■ Description of the task: Give the data below again exactly as written, without its pictures.

[start of Material provided]

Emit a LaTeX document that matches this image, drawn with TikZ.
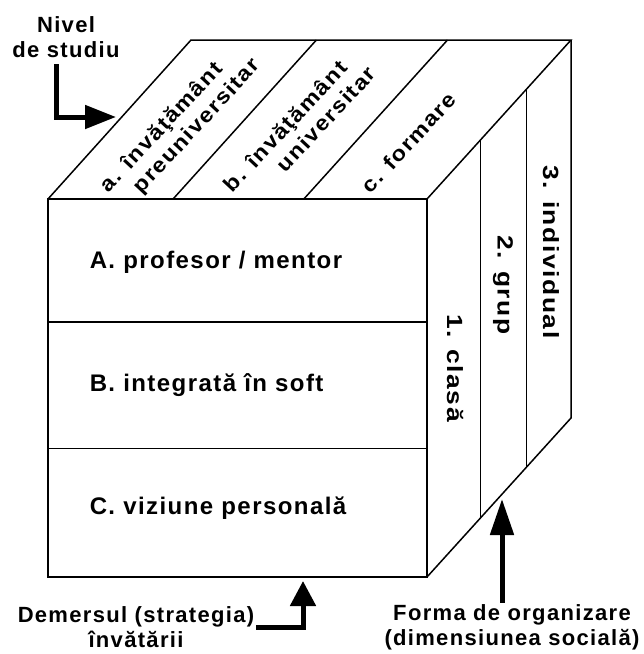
\documentclass[tikz,border=0pt]{standalone}
\usepackage{fontspec}
\setmainfont{Liberation Sans}[LetterSpace=6]
\usetikzlibrary{positioning}
\usetikzlibrary{arrows.meta}
\usetikzlibrary{calc}

\begin{document}
\begin{tikzpicture}[
            x = 1pt, y = -1pt, % pixel grid, y runs downwards
            line width = 1.5pt, % cube edges
            node distance = 123pt % distance between front rows
            ]

        \tikzstyle{face text}=[
            font = \bfseries\fontsize{24}{28}\selectfont,
            inner sep = 0pt
        ]
        \tikzstyle{top text}=[
            font = \bfseries\fontsize{21}{25}\selectfont,
            rotate = 47, xscale = 1.12, anchor = base west, inner sep = 0pt
        ]
        \tikzstyle{side text}=[
            font = \bfseries\fontsize{22}{26}\selectfont,
            rotate = -90, xscale = 1.2, inner sep = 0pt
        ]
        \tikzstyle{axis label}=[
            font = \bfseries\fontsize{22}{25}\selectfont,
            align = center, inner sep = 1pt
        ]
        \tikzstyle{fat arrow}=[line width = 5pt]

        \useasboundingbox (0,0) rectangle (644,654);

	% cube corners
	\coordinate (ftl) at (48,199);
	\coordinate (ftr) at (427,199);
	\coordinate (fbr) at (427,577);
	\coordinate (fbl) at (48,577);
	\coordinate (btl) at (191,40);
	\coordinate (btr) at (571,40);
	\coordinate (bbr) at (571,418);

	\draw (ftl) rectangle (fbr);
	\draw (ftl) -- (btl) -- (btr) -- (ftr);
	\draw (btr) -- (bbr) -- (fbr);

        % front face: strategy
        \draw ($(ftl)!0.325!(fbl)$) -- ($(ftr)!0.325!(fbr)$);
        \draw ($(ftl)!0.66!(fbl)$) -- ($(ftr)!0.66!(fbr)$);

         \node[face text, anchor=west] (A) at (89,262) {A. profesor / mentor};
         \node[face text, anchor=west] (B) [below=of A.west, anchor=west] {B. integrată în soft};
         \node[face text, anchor=west] (C) [below=of B.west, anchor=west] {C. viziune personală};

        % top face: study level
        \draw ($(ftl)!0.33!(ftr)$) -- ($(btl)!0.33!(btr)$);
        \draw ($(ftl)!0.675!(ftr)$) -- ($(btl)!0.675!(btr)$);

         \node[top text] (a1) at (108,194) {a. învăţământ};
         \node[top text] (a2) at (141,195) {preuniversitar};
         \node[top text] (b1) at (232,194) {b. învăţământ};
         \node[top text] (b2) at (285,174) {universitar};
         \node[top text] (c1) at (370,195) {c. formare};

        % right face: social form
        \draw ($(ftr)!0.37!(btr)$) -- ($(fbr)!0.37!(bbr)$);
        \draw ($(ftr)!0.69!(btr)$) -- ($(fbr)!0.69!(bbr)$);

         \node[side text] (s1) at (455,368) {1. clasă};
         \node[side text] (s2) at (503,285) {2. grup};
         \node[side text] (s3) at (551,252) {3. individual};

        % axis labels
         \node[axis label] (nivel) at (66,37) {Nivel\\de studiu};
         \coordinate (nivtip) at (116,117);
         \draw[fat arrow, shorten <= 5pt, -{Triangle[length=31pt,width=23pt]}] ([xshift=-10pt]nivel.south) |- (nivtip);

         \node[axis label] (dem) at (136,627) {Demersul (strategia)\\învătării};
         \coordinate (demtip) at (303,581);
         \draw[fat arrow, -{Triangle[length=25pt,width=25pt]}] (dem.east) -| (demtip);

         \node[axis label] (forma) at (512,627) {Forma de organizare\\(dimensiunea socială)};
         \coordinate (formtip) at (502,499);
         \draw[fat arrow, -{Triangle[length=36pt,width=23pt]}] (forma.north -| formtip) -- (formtip);

  \end{tikzpicture}
\end{document}
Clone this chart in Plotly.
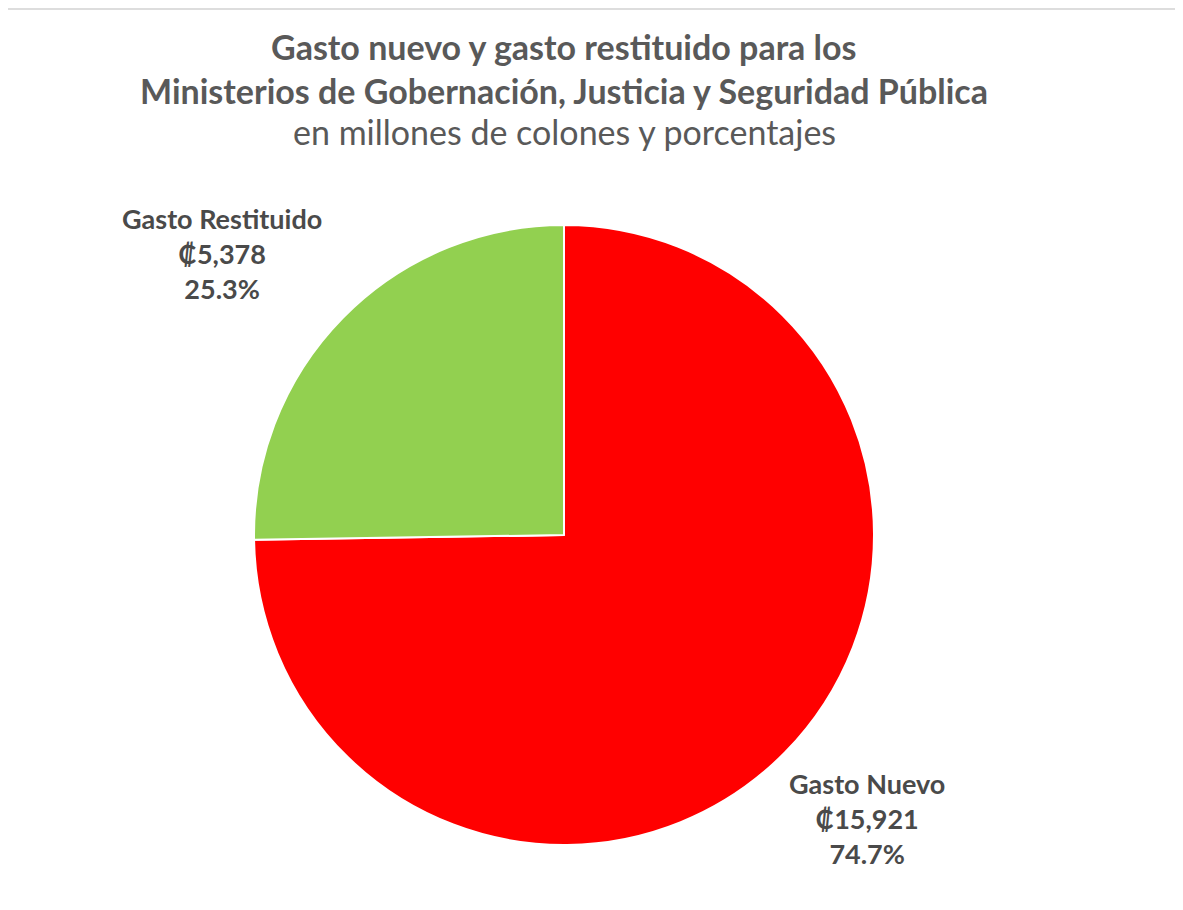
import plotly.graph_objects as go

categories = ["Gasto Nuevo", "Gasto Restituido"]
values = [15921, 5378]
colors = ["#FF0000", "#92D050"]

title_lines = [
    "Gasto nuevo y gasto restituido para los",
    "Ministerios de Gobernación, Justicia y Seguridad Pública",
    "en millones de colones y porcentajes",
]

total = sum(values)
pcts = [v / total * 100 for v in values]

# page body has an 8px margin; work in reference pixels minus that offset
OFF = 8
W, H = 1183 - OFF, 910 - OFF


def px(x):
    return (x - OFF) / W


def py(y):
    return 1 - (y - OFF) / H


fig = go.Figure()
fig.add_trace(go.Pie(
    labels=categories,
    values=values,
    sort=False,
    direction="clockwise",
    rotation=0,
    marker=dict(colors=colors, line=dict(color="white", width=2)),
    textinfo="none",
    hoverinfo="label+value+percent",
    showlegend=False,
    domain=dict(x=[px(564 - 310), px(564 + 310)], y=[py(845), py(225)]),
))

font_family = "Lato, 'Open Sans', sans-serif"
title_color = "#595959"
label_color = "#4a4a4a"

for i, (line, ypix) in enumerate(zip(title_lines, [47, 90, 132])):
    fig.add_annotation(
        text=(f"<b>{line}</b>" if i < 2 else line),
        x=px(564), y=py(ypix), xref="paper", yref="paper",
        xanchor="center", yanchor="middle", showarrow=False,
        font=dict(family=font_family, size=34, color=title_color),
    )

label_pos = [(867, 818), (222, 254)]
for cat, val, pct, (lx, ly) in zip(categories, values, pcts, label_pos):
    fig.add_annotation(
        text=f"<b>{cat}<br>₡{val:,}<br>{pct:.1f}%</b>",
        x=px(lx), y=py(ly), xref="paper", yref="paper",
        xanchor="center", yanchor="middle", showarrow=False,
        align="center",
        font=dict(family=font_family, size=27, color=label_color),
    )

fig.add_shape(type="line", xref="paper", yref="paper", x0=0, x1=1,
              y0=py(9), y1=py(9), line=dict(color="#dddddd", width=2))

fig.update_layout(
    width=W, height=H,
    margin=dict(l=0, r=0, t=0, b=0),
    paper_bgcolor="white", plot_bgcolor="white",
)

fig.write_html("out.html")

[end of Material provided]

■ Completed task:
Emit a LaTeX document that matches this image, drawn with TikZ.
\documentclass[tikz,border=0pt]{standalone}
\usepackage{fontspec}
\setmainfont{Liberation Sans}[LetterSpace=6]
\usetikzlibrary{positioning}
\usetikzlibrary{arrows.meta}
\usetikzlibrary{calc}

\begin{document}
\begin{tikzpicture}[
            x = 1pt, y = -1pt, % pixel grid, y runs downwards
            line width = 1.5pt, % cube edges
            node distance = 123pt % distance between front rows
            ]

        \tikzstyle{face text}=[
            font = \bfseries\fontsize{24}{28}\selectfont,
            inner sep = 0pt
        ]
        \tikzstyle{top text}=[
            font = \bfseries\fontsize{21}{25}\selectfont,
            rotate = 47, xscale = 1.12, anchor = base west, inner sep = 0pt
        ]
        \tikzstyle{side text}=[
            font = \bfseries\fontsize{22}{26}\selectfont,
            rotate = -90, xscale = 1.2, inner sep = 0pt
        ]
        \tikzstyle{axis label}=[
            font = \bfseries\fontsize{22}{25}\selectfont,
            align = center, inner sep = 1pt
        ]
        \tikzstyle{fat arrow}=[line width = 5pt]

        \useasboundingbox (0,0) rectangle (644,654);

	% cube corners
	\coordinate (ftl) at (48,199);
	\coordinate (ftr) at (427,199);
	\coordinate (fbr) at (427,577);
	\coordinate (fbl) at (48,577);
	\coordinate (btl) at (191,40);
	\coordinate (btr) at (571,40);
	\coordinate (bbr) at (571,418);

	\draw (ftl) rectangle (fbr);
	\draw (ftl) -- (btl) -- (btr) -- (ftr);
	\draw (btr) -- (bbr) -- (fbr);

        % front face: strategy
        \draw ($(ftl)!0.325!(fbl)$) -- ($(ftr)!0.325!(fbr)$);
        \draw ($(ftl)!0.66!(fbl)$) -- ($(ftr)!0.66!(fbr)$);

         \node[face text, anchor=west] (A) at (89,262) {A. profesor / mentor};
         \node[face text, anchor=west] (B) [below=of A.west, anchor=west] {B. integrată în soft};
         \node[face text, anchor=west] (C) [below=of B.west, anchor=west] {C. viziune personală};

        % top face: study level
        \draw ($(ftl)!0.33!(ftr)$) -- ($(btl)!0.33!(btr)$);
        \draw ($(ftl)!0.675!(ftr)$) -- ($(btl)!0.675!(btr)$);

         \node[top text] (a1) at (108,194) {a. învăţământ};
         \node[top text] (a2) at (141,195) {preuniversitar};
         \node[top text] (b1) at (232,194) {b. învăţământ};
         \node[top text] (b2) at (285,174) {universitar};
         \node[top text] (c1) at (370,195) {c. formare};

        % right face: social form
        \draw ($(ftr)!0.37!(btr)$) -- ($(fbr)!0.37!(bbr)$);
        \draw ($(ftr)!0.69!(btr)$) -- ($(fbr)!0.69!(bbr)$);

         \node[side text] (s1) at (455,368) {1. clasă};
         \node[side text] (s2) at (503,285) {2. grup};
         \node[side text] (s3) at (551,252) {3. individual};

        % axis labels
         \node[axis label] (nivel) at (66,37) {Nivel\\de studiu};
         \coordinate (nivtip) at (116,117);
         \draw[fat arrow, shorten <= 5pt, -{Triangle[length=31pt,width=23pt]}] ([xshift=-10pt]nivel.south) |- (nivtip);

         \node[axis label] (dem) at (136,627) {Demersul (strategia)\\învătării};
         \coordinate (demtip) at (303,581);
         \draw[fat arrow, -{Triangle[length=25pt,width=25pt]}] (dem.east) -| (demtip);

         \node[axis label] (forma) at (512,627) {Forma de organizare\\(dimensiunea socială)};
         \coordinate (formtip) at (502,499);
         \draw[fat arrow, -{Triangle[length=36pt,width=23pt]}] (forma.north -| formtip) -- (formtip);

  \end{tikzpicture}
\end{document}
Clone this chart in Plotly.
import plotly.graph_objects as go

categories = ["Gasto Nuevo", "Gasto Restituido"]
values = [15921, 5378]
colors = ["#FF0000", "#92D050"]

title_lines = [
    "Gasto nuevo y gasto restituido para los",
    "Ministerios de Gobernación, Justicia y Seguridad Pública",
    "en millones de colones y porcentajes",
]

total = sum(values)
pcts = [v / total * 100 for v in values]

# page body has an 8px margin; work in reference pixels minus that offset
OFF = 8
W, H = 1183 - OFF, 910 - OFF


def px(x):
    return (x - OFF) / W


def py(y):
    return 1 - (y - OFF) / H


fig = go.Figure()
fig.add_trace(go.Pie(
    labels=categories,
    values=values,
    sort=False,
    direction="clockwise",
    rotation=0,
    marker=dict(colors=colors, line=dict(color="white", width=2)),
    textinfo="none",
    hoverinfo="label+value+percent",
    showlegend=False,
    domain=dict(x=[px(564 - 310), px(564 + 310)], y=[py(845), py(225)]),
))

font_family = "Lato, 'Open Sans', sans-serif"
title_color = "#595959"
label_color = "#4a4a4a"

for i, (line, ypix) in enumerate(zip(title_lines, [47, 90, 132])):
    fig.add_annotation(
        text=(f"<b>{line}</b>" if i < 2 else line),
        x=px(564), y=py(ypix), xref="paper", yref="paper",
        xanchor="center", yanchor="middle", showarrow=False,
        font=dict(family=font_family, size=34, color=title_color),
    )

label_pos = [(867, 818), (222, 254)]
for cat, val, pct, (lx, ly) in zip(categories, values, pcts, label_pos):
    fig.add_annotation(
        text=f"<b>{cat}<br>₡{val:,}<br>{pct:.1f}%</b>",
        x=px(lx), y=py(ly), xref="paper", yref="paper",
        xanchor="center", yanchor="middle", showarrow=False,
        align="center",
        font=dict(family=font_family, size=27, color=label_color),
    )

fig.add_shape(type="line", xref="paper", yref="paper", x0=0, x1=1,
              y0=py(9), y1=py(9), line=dict(color="#dddddd", width=2))

fig.update_layout(
    width=W, height=H,
    margin=dict(l=0, r=0, t=0, b=0),
    paper_bgcolor="white", plot_bgcolor="white",
)

fig.write_html("out.html")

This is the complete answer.